I provvedimenti presi per la tutela dell’ordine pubblico si indirizzano contro i partigiani che vengono allontanati dalla pubblica amministrazione e contemporaneamente alla guida delle grandi aziende tornano i dirigenti rimossi. Ma sarà solo con le elezioni del 18 aprile 1948 che le speranze di cambiamento della sinistra cadranno definitivamente. La campagna elettorale è tutta incentrata all’insegna del pericolo rosso e basata su una violenta crociata anticomunista. Il Vaticano e la stessa CIA svolgono un ruolo importante fornendo aiuti materiali e finanziari. Le  forze armate statunitensi si organizzano in attesa del voto  preparandosi per un eventuale intervento, gli americani avevano deciso di impedire in qualunque modo la partecipazione del PCI al governo. Il 18 aprile la DC vince le elezioni, è la vittoria della reazione. E’ la fine definitiva di ogni illusione di trasformazione, la fine di quel sogno che ha percorso centinaia di migliaia di uomini e di donne e che li ha fatti diventare protagonisti della storia. Invece ormai «senza più remore, l’Italia della restaurazione sfoga tutto il suo livore contro gli uomini che hanno combattuto per il riscatto del paese intero: dopo averli derubati della vittoria, accantonati e imbalsamati nel museo dei ferrivecchi ora li vuole degradare e distruggere perché il risveglio non sia più possibile. Il regime ha bisogno di liquidare la Resistenza che è anche l’incubo della sua cattiva coscienza, prima di poter regnare senza paura.»[7] e si può concludere che «l’epurazione fu una burletta [...] Non si vollero o non si poterono colpire gli uomini veramente colpevoli e le vecchie strutture dello Stato e della società. E anche oggi ne stiamo pagando il fio.»[8] 

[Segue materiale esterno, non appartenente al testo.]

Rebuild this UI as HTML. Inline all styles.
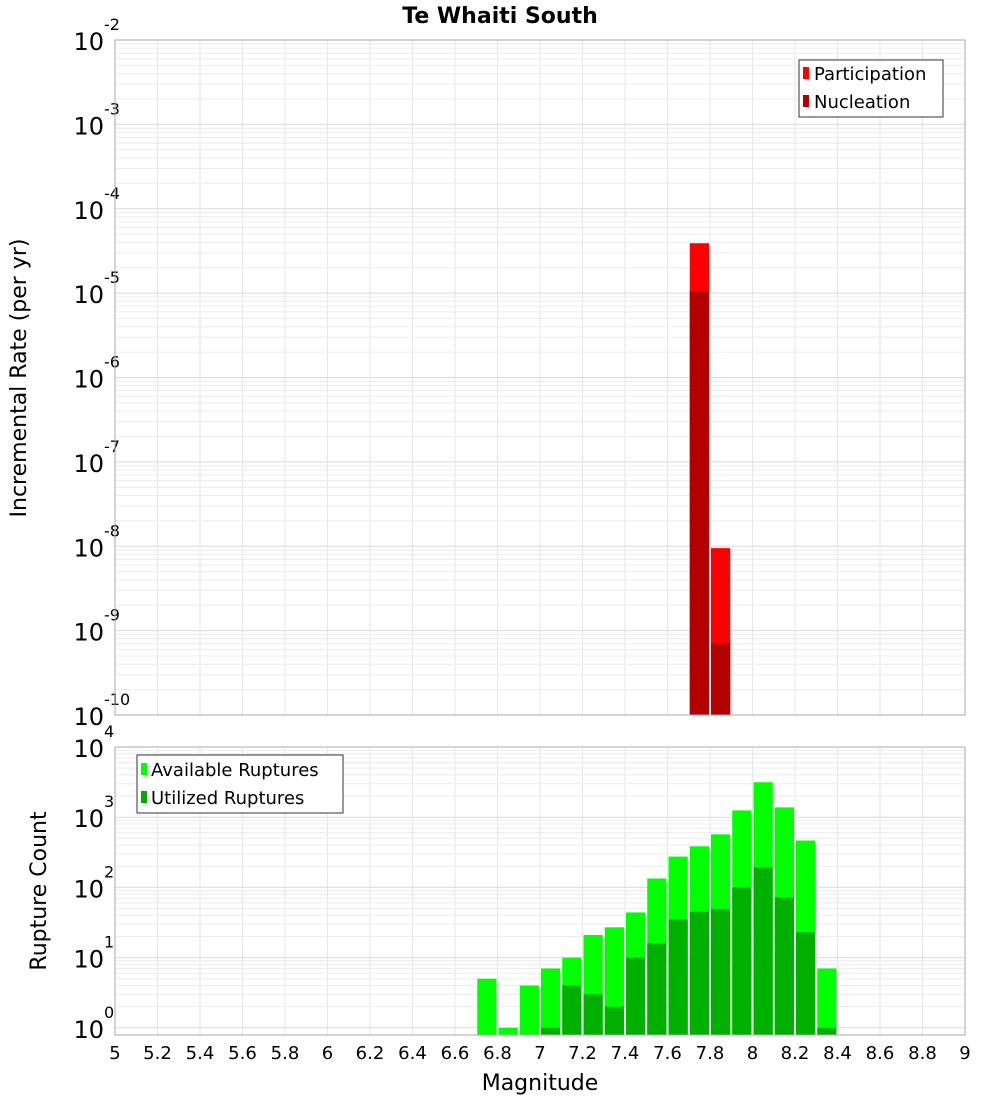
<!DOCTYPE html>
<html><head><meta charset="utf-8"><style>
body{margin:0;background:#fff;font-family:"Liberation Sans","DejaVu Sans",sans-serif}
</style></head><body>
<svg id="chart" width="1000" height="1100" xmlns="http://www.w3.org/2000/svg" font-family="DejaVu Sans, Liberation Sans, sans-serif">
<text x="500" y="23" text-anchor="middle" font-size="22" font-weight="bold">Te Whaiti South</text>
<g id="topg"></g>
<g id="botg"></g>
<text transform="translate(26,378) rotate(-90)" text-anchor="middle" font-size="22">Incremental Rate (per yr)</text>
<text transform="translate(46,891) rotate(-90)" text-anchor="middle" font-size="22">Rupture Count</text>
<text x="540" y="1090" text-anchor="middle" font-size="22">Magnitude</text>
<g>
<rect x="799" y="60" width="144" height="57" fill="#fff" stroke="#333"/>
<rect x="803" y="67" width="6" height="12" fill="#ff0000"/>
<text x="814" y="80" font-size="18">Participation</text>
<rect x="803" y="95" width="6" height="12" fill="#b30000"/>
<text x="814" y="108" font-size="18">Nucleation</text>
</g>
<g>
<rect x="137" y="755" width="206" height="58" fill="#fff" stroke="#333"/>
<rect x="141" y="763" width="6" height="12" fill="#00ff00"/>
<text x="151" y="776" font-size="18">Available Ruptures</text>
<rect x="141" y="791" width="6" height="12" fill="#00aa00"/>
<text x="151" y="804" font-size="18">Utilized Ruptures</text>
</g>
</svg>
<script>
const rateMags=[7.75,7.85];
const participation=[3.9e-5,9.5e-9];
const nucleation=[1.06e-5,7.1e-10];
const countMags=[6.75,6.85,6.95,7.05,7.15,7.25,7.35,7.45,7.55,7.65,7.75,7.85,7.95,8.05,8.15,8.25,8.35];
const available=[5,1,4,7,10,21,27,44,134,275,385,570,1250,3150,1380,465,7];
const utilized=[0,0,0,1,4,3,2,10,16,35,45,49,100,193,72,23,1];
const xTicks=[5,5.2,5.4,5.6,5.8,6,6.2,6.4,6.6,6.8,7,7.2,7.4,7.6,7.8,8,8.2,8.4,8.6,8.8,9];
const rateExps=[-10,-9,-8,-7,-6,-5,-4,-3,-2];
const countExps=[0,1,2,3,4];

const NS="http://www.w3.org/2000/svg";
const X0=115,X1=965;
const xs=m=>X0+(m-5)/4*(X1-X0);
const T0=40,T1=715;
const yTop=v=>T1-(Math.log10(v)+10)*(T1-T0)/8;
const B0=747,B1=1035,BD=70.2;
const yBot=v=>(B0+4*BD)-Math.log10(v)*BD;
function el(p,tag,a){const e=document.createElementNS(NS,tag);for(const k in a)e.setAttribute(k,a[k]);p.appendChild(e);return e;}
const topG=document.getElementById('topg'),botG=document.getElementById('botg');

function frame(g,y0,y1,exps,ys,name){
  for(const t of xTicks){const l=el(g,'line',{x1:xs(t),x2:xs(t),y1:y0,y2:y1,stroke:'#e6e6e6'});
    
    }
  for(let i=0;i<exps.length-1;i++){for(let k=1;k<10;k++){const y=ys(k*Math.pow(10,exps[i]));
    const l=el(g,'line',{x1:X0,x2:X1,y1:y,y2:y,stroke:k==1?'#dcdcdc':'#ececec'});
    
    }}
  for(const e of exps){const y=ys(Math.pow(10,e));
    const t=el(g,'text',{x:104,y:y+10,'text-anchor':'end','font-size':24});
    
    
    t.textContent='10';
    const s=el(g,'text',{x:104,y:y-10,'font-size':16});s.textContent=String(e);}
}
frame(topG,T0,T1,rateExps,yTop,'rate-y');
frame(botG,B0,B1,countExps,yBot,'count-y');
const bw=xs(5.1)-xs(5)-2;
rateMags.forEach((m,i)=>{
  const b=el(topG,'rect',{x:xs(m)-bw/2,y:yTop(participation[i]),width:bw,height:T1-yTop(participation[i]),fill:'#ff0000'});
  
  
  const n=el(topG,'rect',{x:xs(m)-bw/2,y:yTop(nucleation[i]),width:bw,height:T1-yTop(nucleation[i]),fill:'#b30000'});
  
  
});
countMags.forEach((m,i)=>{
  const b=el(botG,'rect',{x:xs(m)-bw/2,y:yBot(available[i]),width:bw,height:B1-yBot(available[i]),fill:'#00ff00'});
  
  
  if(utilized[i]>0){const u=el(botG,'rect',{x:xs(m)-bw/2,y:yBot(utilized[i]),width:bw,height:B1-yBot(utilized[i]),fill:'#00b000'});
  
  }
});
el(topG,'rect',{x:X0,y:T0,width:X1-X0,height:T1-T0,fill:'none',stroke:'#aaa'});
el(botG,'rect',{x:X0,y:B0,width:X1-X0,height:B1-B0,fill:'none',stroke:'#aaa'});
for(const t of xTicks){const e=el(botG,'text',{x:xs(t),y:1059,'text-anchor':'middle','font-size':18});
  
  
  e.textContent=String(t);}
</script>
</body></html>
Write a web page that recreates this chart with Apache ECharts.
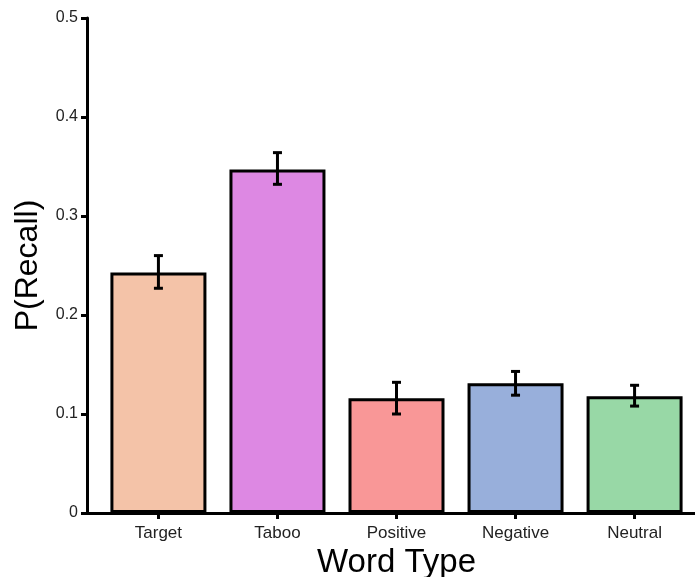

[1] C.BERMANI Il nemico interno. Guerra civile e lotte di classe in Italia (1943-1976) Roma, Odradek 1997

[2] P.G.MURGIA Il vento del nord. Storia e cronaca del fascismo dopo la Resistenza (1945-1950) Milano, SugarCo Edizioni 1975

[3] R.P.DOMENICO Processo ai fascisti. 1943-1948: Storia di un’epurazione che non c’è stata. Milano, Rizzoli 1996

[4] M.DOMINIONI Epurazione e continuità delle classi dirigenti dal 1943 al 1953: una prima ricostruzione in Intermarx rivista virtuale di analisi e critica materialista

[5] R.CANOSA-P.FEDERICO La magistratura in Italia dal 1945 ad oggi Bologna, Il Mulino, 1974

[6] M.TEDESCHI Fascisti dopo Mussolini Roma, Casa editrice L’Arnia, 1950

[7]P.G.MURGIA Il vento del nord. Op. cit.

[8] A.GARRANTE GARRONE Il fallimento dell’epurazione. Perché?  in R.P.DOMENICO Processo ai fascisti. Op.cit.